A single run of lines is to be printed exactly: starting at the line with "Reproduce this chart with Apache ECharts." and ending at the line with "const chart = echarts.init(document.getElementById('chart'))", both included. Leave the pictures out.
— Start Data extract —
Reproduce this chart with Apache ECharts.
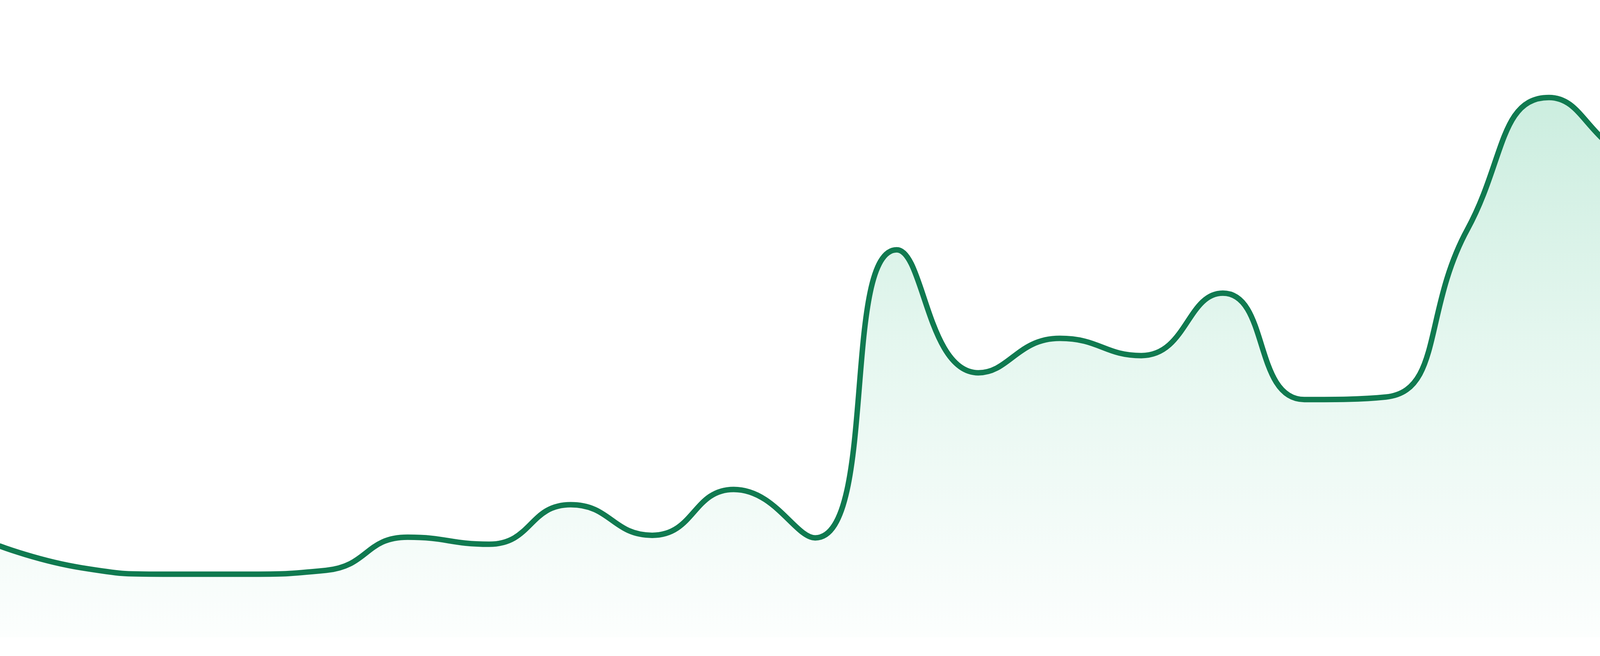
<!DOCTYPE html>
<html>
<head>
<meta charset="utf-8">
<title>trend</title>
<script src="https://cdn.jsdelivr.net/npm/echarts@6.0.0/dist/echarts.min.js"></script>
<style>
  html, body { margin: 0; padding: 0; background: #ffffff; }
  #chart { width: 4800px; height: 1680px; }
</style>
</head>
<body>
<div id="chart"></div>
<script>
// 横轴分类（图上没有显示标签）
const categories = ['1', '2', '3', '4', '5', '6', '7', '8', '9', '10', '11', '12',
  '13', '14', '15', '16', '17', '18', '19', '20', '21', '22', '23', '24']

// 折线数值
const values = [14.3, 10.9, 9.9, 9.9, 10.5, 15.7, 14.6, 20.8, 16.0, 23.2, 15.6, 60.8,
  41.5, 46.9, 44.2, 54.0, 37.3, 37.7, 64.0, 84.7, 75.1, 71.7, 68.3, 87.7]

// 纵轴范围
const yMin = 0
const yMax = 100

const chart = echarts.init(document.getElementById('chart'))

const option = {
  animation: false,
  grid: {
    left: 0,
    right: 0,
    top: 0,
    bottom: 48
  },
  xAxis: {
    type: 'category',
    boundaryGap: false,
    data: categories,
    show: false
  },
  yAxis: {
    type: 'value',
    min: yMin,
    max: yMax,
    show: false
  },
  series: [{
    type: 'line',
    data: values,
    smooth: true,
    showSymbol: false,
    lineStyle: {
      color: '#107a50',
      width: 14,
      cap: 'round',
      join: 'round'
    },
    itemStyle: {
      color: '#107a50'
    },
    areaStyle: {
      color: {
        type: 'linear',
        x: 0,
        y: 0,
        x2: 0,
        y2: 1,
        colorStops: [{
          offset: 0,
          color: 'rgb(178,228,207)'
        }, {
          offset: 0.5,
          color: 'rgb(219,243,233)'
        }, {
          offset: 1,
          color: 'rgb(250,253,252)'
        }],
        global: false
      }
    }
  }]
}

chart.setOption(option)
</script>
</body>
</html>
— End Data extract —
— Start Data extract —
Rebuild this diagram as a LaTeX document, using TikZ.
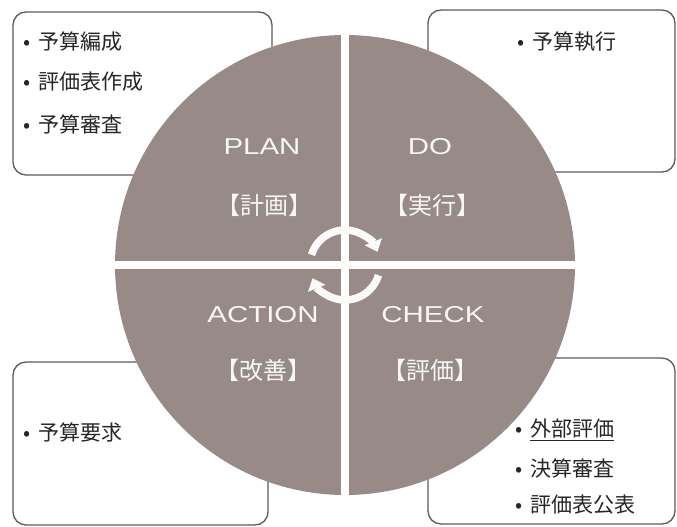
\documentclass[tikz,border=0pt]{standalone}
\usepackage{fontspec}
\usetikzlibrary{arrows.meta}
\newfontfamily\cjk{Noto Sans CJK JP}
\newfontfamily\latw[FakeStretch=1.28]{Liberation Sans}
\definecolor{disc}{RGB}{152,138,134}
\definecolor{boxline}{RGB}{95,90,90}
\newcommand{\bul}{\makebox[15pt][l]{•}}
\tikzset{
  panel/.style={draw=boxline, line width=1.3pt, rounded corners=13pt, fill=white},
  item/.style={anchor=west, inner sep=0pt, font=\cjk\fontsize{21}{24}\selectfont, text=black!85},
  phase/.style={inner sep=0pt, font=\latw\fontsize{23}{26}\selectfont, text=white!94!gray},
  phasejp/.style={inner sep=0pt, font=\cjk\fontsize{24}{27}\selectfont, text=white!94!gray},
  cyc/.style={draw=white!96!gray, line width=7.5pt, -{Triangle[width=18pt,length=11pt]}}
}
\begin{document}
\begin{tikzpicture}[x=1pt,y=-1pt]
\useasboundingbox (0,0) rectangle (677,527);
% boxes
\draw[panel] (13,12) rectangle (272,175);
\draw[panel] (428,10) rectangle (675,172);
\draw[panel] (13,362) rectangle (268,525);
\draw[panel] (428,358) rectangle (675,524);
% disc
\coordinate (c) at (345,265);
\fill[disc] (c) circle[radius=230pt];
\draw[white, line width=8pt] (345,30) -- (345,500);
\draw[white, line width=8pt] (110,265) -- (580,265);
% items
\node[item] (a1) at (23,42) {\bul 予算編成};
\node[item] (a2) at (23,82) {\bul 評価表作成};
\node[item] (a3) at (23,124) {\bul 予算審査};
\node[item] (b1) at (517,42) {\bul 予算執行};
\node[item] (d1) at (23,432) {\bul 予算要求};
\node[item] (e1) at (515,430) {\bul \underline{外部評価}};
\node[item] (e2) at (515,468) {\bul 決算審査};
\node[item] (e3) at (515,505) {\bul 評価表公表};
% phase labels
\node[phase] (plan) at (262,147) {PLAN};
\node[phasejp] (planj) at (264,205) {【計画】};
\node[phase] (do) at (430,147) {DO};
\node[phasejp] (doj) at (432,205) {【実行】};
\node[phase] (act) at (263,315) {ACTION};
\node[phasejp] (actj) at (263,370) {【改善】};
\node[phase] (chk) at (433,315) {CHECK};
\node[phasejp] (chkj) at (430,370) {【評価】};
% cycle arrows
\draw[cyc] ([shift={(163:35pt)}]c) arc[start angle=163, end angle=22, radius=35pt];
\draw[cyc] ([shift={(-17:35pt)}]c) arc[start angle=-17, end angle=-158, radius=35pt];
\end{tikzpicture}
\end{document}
— End Data extract —
— Start Data extract —
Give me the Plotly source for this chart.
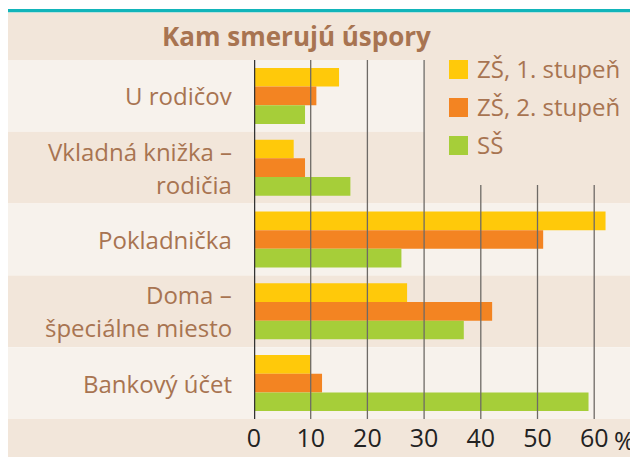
— End Data extract —
[The reply]:
Reproduce this chart with Apache ECharts.
<!DOCTYPE html>
<html>
<head>
<meta charset="utf-8">
<title>trend</title>
<script src="https://cdn.jsdelivr.net/npm/echarts@6.0.0/dist/echarts.min.js"></script>
<style>
  html, body { margin: 0; padding: 0; background: #ffffff; }
  #chart { width: 4800px; height: 1680px; }
</style>
</head>
<body>
<div id="chart"></div>
<script>
// 横轴分类（图上没有显示标签）
const categories = ['1', '2', '3', '4', '5', '6', '7', '8', '9', '10', '11', '12',
  '13', '14', '15', '16', '17', '18', '19', '20', '21', '22', '23', '24']

// 折线数值
const values = [14.3, 10.9, 9.9, 9.9, 10.5, 15.7, 14.6, 20.8, 16.0, 23.2, 15.6, 60.8,
  41.5, 46.9, 44.2, 54.0, 37.3, 37.7, 64.0, 84.7, 75.1, 71.7, 68.3, 87.7]

// 纵轴范围
const yMin = 0
const yMax = 100

const chart = echarts.init(document.getElementById('chart'))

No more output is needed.